AIM
Drop every picture, then transcribe the remaining data exactly.

RAW DATA
--- Begin ---

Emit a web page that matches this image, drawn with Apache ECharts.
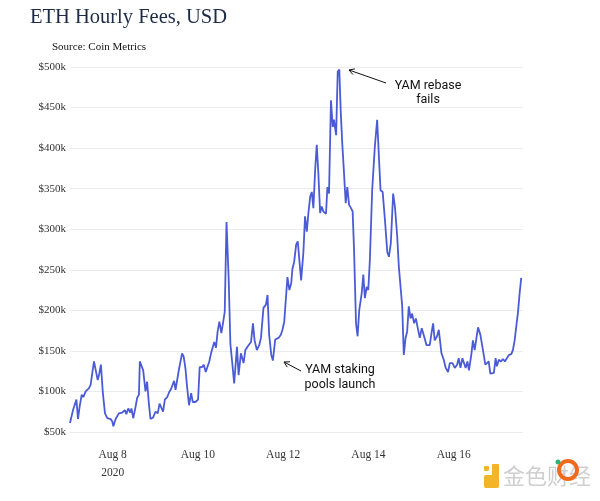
<!DOCTYPE html>
<html>
<head>
<meta charset="utf-8">
<script src="https://cdn.jsdelivr.net/npm/echarts@6/dist/echarts.min.js"></script>
<style>
html,body{margin:0;padding:0;background:#fff;}
#chart{width:600px;height:501px;}
</style>
</head>
<body>
<div id="chart"></div>
<script>
// hours since 2020-08-07 00:00
var hours = [0,1,1.7,2.6,3.6,4.5,5.4,6.6,7.5,8.8,9.75,10.7,11.6,12.6,13.5,14.4,15.6,16.5,17.4,18.5,19.7,21,22.9,23.8,24.4,25.7,27.5,28.5,29.4,30.9,31.7,32.8,33.9,34.6,35.6,36.9,37.8,38.8,39.3,40.3,41.2,42.5,43.4,44.4,45.3,46.8,48.1,49.4,50.4,51.5,52.4,53.4,54.7,55.8,56.9,57.9,58.6,59.4,60.3,61.4,62.2,63.1,64.0,65.0,65.9,67.0,68.2,69.1,70.6,72.1,73.0,74.3,75.3,76.4,77.1,78.4,79.4,80.3,81.2,82.2,83.1,84.1,85.2,86.1,87.1,88.1,89.3,90.3,91.3,92.4,94.0,94.9,96.2,97.7,98.7,99.6,100.5,101.9,103.0,103.9,105.2,106.5,107.5,108.9,110.3,111.2,112.1,113.3,114.2,115.5,117.4,118.7,119.6,120.6,121.5,122.4,123.5,124.5,125.2,126.2,127.3,128.2,130.1,131.4,132.3,133.3,134.2,135.2,136.1,137.0,138.0,138.9,139.8,140.8,141.7,142.6,144.1,144.9,145.8,146.9,147.9,148.6,149.8,150.7,151.6,152.4,153.3,154.2,155.2,156.1,157.1,158.2,159.1,159.9,161.0,161.9,162.8,164.2,165.1,166.0,167.0,167.9,168.8,170.1,171.6,172.9,173.9,174.8,176.0,177.3,178.6,179.5,180.6,181.9,182.9,184.2,185.1,186.1,187.0,187.9,188.9,189.8,190.7,191.7,192.6,193.7,194.7,195.6,196.9,198.0,199.3,200.7,202.5,203.5,204.4,205.3,206.6,207.6,209.1,210.4,211.5,212.8,213.8,215.3,216.6,217.9,218.8,219.8,220.9,221.8,222.7,223.7,224.6,226.0,226.8,227.8,228.8,229.7,231.0,231.9,232.9,233.8,234.7,235.7,236.6,237.5,238.6,239.6,240.3,241.4,242.6,243.7,244.8,245.9,247.1,248.4,249.3,250.3,251.2,252.1,253.1,254.0];
// hourly fees, thousands of USD
var fees = [61,61,77,79,90,66,81,96,93,100,102,104,108,109,137,139,114,122,133,98,73,67,66,63,57,66,73,71,74,77,72,79,74,79,67,81,92,96,137,137,126,100,112,85,66,68,75,73,85,83,75,90,93,99,103,101,113,102,100,128,137,147,143,128,106,83,98,87,87,90,130,130,133,124,125,137,147,149,161,154,174,186,172,184,198,309,240,158,136,110,155,120,147,135,151,149,157,161,184,163,151,157,166,203,207,219,170,145,138,164,166,170,176,186,188,241,225,233,251,260,281,285,237,272,316,297,320,340,346,326,373,404,369,320,328,322,319,352,344,459,426,435,416,494,497,445,404,371,332,352,330,326,322,274,184,168,200,221,244,215,229,225,262,348,402,435,435,348,346,311,272,266,283,344,328,291,254,252,205,145,166,174,205,190,196,184,190,180,166,178,168,157,157,172,184,163,168,176,147,139,129,124,135,135,129,133,141,129,141,140,129,137,126,147,163,151,166,179,170,168,145,133,133,137,122,124,123,141,131,139,137,140,137,141,145,146,151,163,180,196,221,240];
var tickHours = [24,72,120,168,216];
var tickLabels = ['Aug 8\n2020','Aug 10','Aug 12','Aug 14','Aug 16'];

var seriesData = hours.map(function(h,i){return [h, fees[i]];});

function arrow(x1,y1,x2,y2){
  var dx=x2-x1, dy=y2-y1, L=Math.sqrt(dx*dx+dy*dy); dx/=L; dy/=L;
  var s=6, a=Math.PI/6, c=Math.cos(a), sn=Math.sin(a);
  var p1=[x2 - s*(dx*c - dy*sn), y2 - s*(dx*sn + dy*c)];
  var p2=[x2 - s*(dx*c + dy*sn), y2 - s*(-dx*sn + dy*c)];
  var st={stroke:'#111',lineWidth:1,fill:null};
  return [
    {type:'line',shape:{x1:x1,y1:y1,x2:x2,y2:y2},style:st,silent:true},
    {type:'polyline',shape:{points:[p1,[x2,y2],p2]},style:st,silent:true}
  ];
}

var chart = echarts.init(document.getElementById('chart'));
var graphics = [
  {type:'text',left:30,top:7,style:{text:'ETH Hourly Fees, USD',fill:'#1d2b47',font:'20.5px "Liberation Serif"'}},
  {type:'text',left:52,top:42,style:{text:'Source: Coin Metrics',fill:'#111',font:'11px "Liberation Serif"'}},
  {type:'text',x:428,y:79,style:{text:'YAM rebase\nfails',fill:'#111',font:'12.5px Roboto',textAlign:'center',lineHeight:14}},
  {type:'text',x:340,y:362,style:{text:'YAM staking\npools launch',fill:'#111',font:'12.5px Roboto',textAlign:'center',lineHeight:15}},
  // watermark
  {type:'rect',shape:{x:484,y:475,width:15,height:13,r:2},style:{fill:'#f2b52a'}},
  {type:'rect',shape:{x:492,y:464,width:7,height:12,r:1},style:{fill:'#f2b52a'}},
  {type:'rect',shape:{x:484,y:466,width:5,height:5,r:1},style:{fill:'#f2b52a'}},
  {type:'text',left:503,top:465,style:{text:'金色财经',fill:'#cfcfcf',font:'22px "Noto Sans CJK SC"'}},
  {type:'circle',shape:{cx:568,cy:470,r:9},style:{fill:null,stroke:'#f06a1e',lineWidth:4}},
  {type:'circle',shape:{cx:558,cy:462,r:2.5},style:{fill:'#2bb673'}}
].concat(arrow(386,83,349,70)).concat(arrow(301,371,284,362));

chart.setOption({
  animation:false,
  backgroundColor:'#fff',
  grid:{left:70,right:77,top:67,bottom:69},
  xAxis:{
    type:'value',min:0,max:255,interval:24,
    axisLine:{show:false},axisTick:{show:false},splitLine:{show:false},
    axisLabel:{
      margin:14,color:'#333',fontFamily:'Liberation Serif',fontSize:11.5,lineHeight:18,
      showMaxLabel:false,showMinLabel:false,
      formatter:function(v){var i=tickHours.indexOf(v);return i>=0?tickLabels[i]:'';}
    }
  },
  yAxis:{
    type:'value',min:50,max:500,interval:50,
    axisLine:{show:false},axisTick:{show:false},
    splitLine:{lineStyle:{color:'#ececec',width:1}},
    axisLabel:{margin:4,color:'#333',fontFamily:'Liberation Serif',fontSize:11,formatter:function(v){return '$'+v+'k';}}
  },
  series:[{type:'line',data:seriesData,showSymbol:false,lineStyle:{color:'#4b5bd6',width:1.8},itemStyle:{color:'#4b5bd6'}}],
  graphic:graphics
});
</script>
</body>
</html>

--- End ---

RESULT FOR THIS EXERCISE
Emit a web page that matches this image, drawn with Apache ECharts.
<!DOCTYPE html>
<html>
<head>
<meta charset="utf-8">
<script src="https://cdn.jsdelivr.net/npm/echarts@6/dist/echarts.min.js"></script>
<style>
html,body{margin:0;padding:0;background:#fff;}
#chart{width:600px;height:501px;}
</style>
</head>
<body>
<div id="chart"></div>
<script>
// hours since 2020-08-07 00:00
var hours = [0,1,1.7,2.6,3.6,4.5,5.4,6.6,7.5,8.8,9.75,10.7,11.6,12.6,13.5,14.4,15.6,16.5,17.4,18.5,19.7,21,22.9,23.8,24.4,25.7,27.5,28.5,29.4,30.9,31.7,32.8,33.9,34.6,35.6,36.9,37.8,38.8,39.3,40.3,41.2,42.5,43.4,44.4,45.3,46.8,48.1,49.4,50.4,51.5,52.4,53.4,54.7,55.8,56.9,57.9,58.6,59.4,60.3,61.4,62.2,63.1,64.0,65.0,65.9,67.0,68.2,69.1,70.6,72.1,73.0,74.3,75.3,76.4,77.1,78.4,79.4,80.3,81.2,82.2,83.1,84.1,85.2,86.1,87.1,88.1,89.3,90.3,91.3,92.4,94.0,94.9,96.2,97.7,98.7,99.6,100.5,101.9,103.0,103.9,105.2,106.5,107.5,108.9,110.3,111.2,112.1,113.3,114.2,115.5,117.4,118.7,119.6,120.6,121.5,122.4,123.5,124.5,125.2,126.2,127.3,128.2,130.1,131.4,132.3,133.3,134.2,135.2,136.1,137.0,138.0,138.9,139.8,140.8,141.7,142.6,144.1,144.9,145.8,146.9,147.9,148.6,149.8,150.7,151.6,152.4,153.3,154.2,155.2,156.1,157.1,158.2,159.1,159.9,161.0,161.9,162.8,164.2,165.1,166.0,167.0,167.9,168.8,170.1,171.6,172.9,173.9,174.8,176.0,177.3,178.6,179.5,180.6,181.9,182.9,184.2,185.1,186.1,187.0,187.9,188.9,189.8,190.7,191.7,192.6,193.7,194.7,195.6,196.9,198.0,199.3,200.7,202.5,203.5,204.4,205.3,206.6,207.6,209.1,210.4,211.5,212.8,213.8,215.3,216.6,217.9,218.8,219.8,220.9,221.8,222.7,223.7,224.6,226.0,226.8,227.8,228.8,229.7,231.0,231.9,232.9,233.8,234.7,235.7,236.6,237.5,238.6,239.6,240.3,241.4,242.6,243.7,244.8,245.9,247.1,248.4,249.3,250.3,251.2,252.1,253.1,254.0];
// hourly fees, thousands of USD
var fees = [61,61,77,79,90,66,81,96,93,100,102,104,108,109,137,139,114,122,133,98,73,67,66,63,57,66,73,71,74,77,72,79,74,79,67,81,92,96,137,137,126,100,112,85,66,68,75,73,85,83,75,90,93,99,103,101,113,102,100,128,137,147,143,128,106,83,98,87,87,90,130,130,133,124,125,137,147,149,161,154,174,186,172,184,198,309,240,158,136,110,155,120,147,135,151,149,157,161,184,163,151,157,166,203,207,219,170,145,138,164,166,170,176,186,188,241,225,233,251,260,281,285,237,272,316,297,320,340,346,326,373,404,369,320,328,322,319,352,344,459,426,435,416,494,497,445,404,371,332,352,330,326,322,274,184,168,200,221,244,215,229,225,262,348,402,435,435,348,346,311,272,266,283,344,328,291,254,252,205,145,166,174,205,190,196,184,190,180,166,178,168,157,157,172,184,163,168,176,147,139,129,124,135,135,129,133,141,129,141,140,129,137,126,147,163,151,166,179,170,168,145,133,133,137,122,124,123,141,131,139,137,140,137,141,145,146,151,163,180,196,221,240];
var tickHours = [24,72,120,168,216];
var tickLabels = ['Aug 8\n2020','Aug 10','Aug 12','Aug 14','Aug 16'];

var seriesData = hours.map(function(h,i){return [h, fees[i]];});

function arrow(x1,y1,x2,y2){
  var dx=x2-x1, dy=y2-y1, L=Math.sqrt(dx*dx+dy*dy); dx/=L; dy/=L;
  var s=6, a=Math.PI/6, c=Math.cos(a), sn=Math.sin(a);
  var p1=[x2 - s*(dx*c - dy*sn), y2 - s*(dx*sn + dy*c)];
  var p2=[x2 - s*(dx*c + dy*sn), y2 - s*(-dx*sn + dy*c)];
  var st={stroke:'#111',lineWidth:1,fill:null};
  return [
    {type:'line',shape:{x1:x1,y1:y1,x2:x2,y2:y2},style:st,silent:true},
    {type:'polyline',shape:{points:[p1,[x2,y2],p2]},style:st,silent:true}
  ];
}

var chart = echarts.init(document.getElementById('chart'));
var graphics = [
  {type:'text',left:30,top:7,style:{text:'ETH Hourly Fees, USD',fill:'#1d2b47',font:'20.5px "Liberation Serif"'}},
  {type:'text',left:52,top:42,style:{text:'Source: Coin Metrics',fill:'#111',font:'11px "Liberation Serif"'}},
  {type:'text',x:428,y:79,style:{text:'YAM rebase\nfails',fill:'#111',font:'12.5px Roboto',textAlign:'center',lineHeight:14}},
  {type:'text',x:340,y:362,style:{text:'YAM staking\npools launch',fill:'#111',font:'12.5px Roboto',textAlign:'center',lineHeight:15}},
  // watermark
  {type:'rect',shape:{x:484,y:475,width:15,height:13,r:2},style:{fill:'#f2b52a'}},
  {type:'rect',shape:{x:492,y:464,width:7,height:12,r:1},style:{fill:'#f2b52a'}},
  {type:'rect',shape:{x:484,y:466,width:5,height:5,r:1},style:{fill:'#f2b52a'}},
  {type:'text',left:503,top:465,style:{text:'金色财经',fill:'#cfcfcf',font:'22px "Noto Sans CJK SC"'}},
  {type:'circle',shape:{cx:568,cy:470,r:9},style:{fill:null,stroke:'#f06a1e',lineWidth:4}},
  {type:'circle',shape:{cx:558,cy:462,r:2.5},style:{fill:'#2bb673'}}
].concat(arrow(386,83,349,70)).concat(arrow(301,371,284,362));

chart.setOption({
  animation:false,
  backgroundColor:'#fff',
  grid:{left:70,right:77,top:67,bottom:69},
  xAxis:{
    type:'value',min:0,max:255,interval:24,
    axisLine:{show:false},axisTick:{show:false},splitLine:{show:false},
    axisLabel:{
      margin:14,color:'#333',fontFamily:'Liberation Serif',fontSize:11.5,lineHeight:18,
      showMaxLabel:false,showMinLabel:false,
      formatter:function(v){var i=tickHours.indexOf(v);return i>=0?tickLabels[i]:'';}
    }
  },
  yAxis:{
    type:'value',min:50,max:500,interval:50,
    axisLine:{show:false},axisTick:{show:false},
    splitLine:{lineStyle:{color:'#ececec',width:1}},
    axisLabel:{margin:4,color:'#333',fontFamily:'Liberation Serif',fontSize:11,formatter:function(v){return '$'+v+'k';}}
  },
  series:[{type:'line',data:seriesData,showSymbol:false,lineStyle:{color:'#4b5bd6',width:1.8},itemStyle:{color:'#4b5bd6'}}],
  graphic:graphics
});
</script>
</body>
</html>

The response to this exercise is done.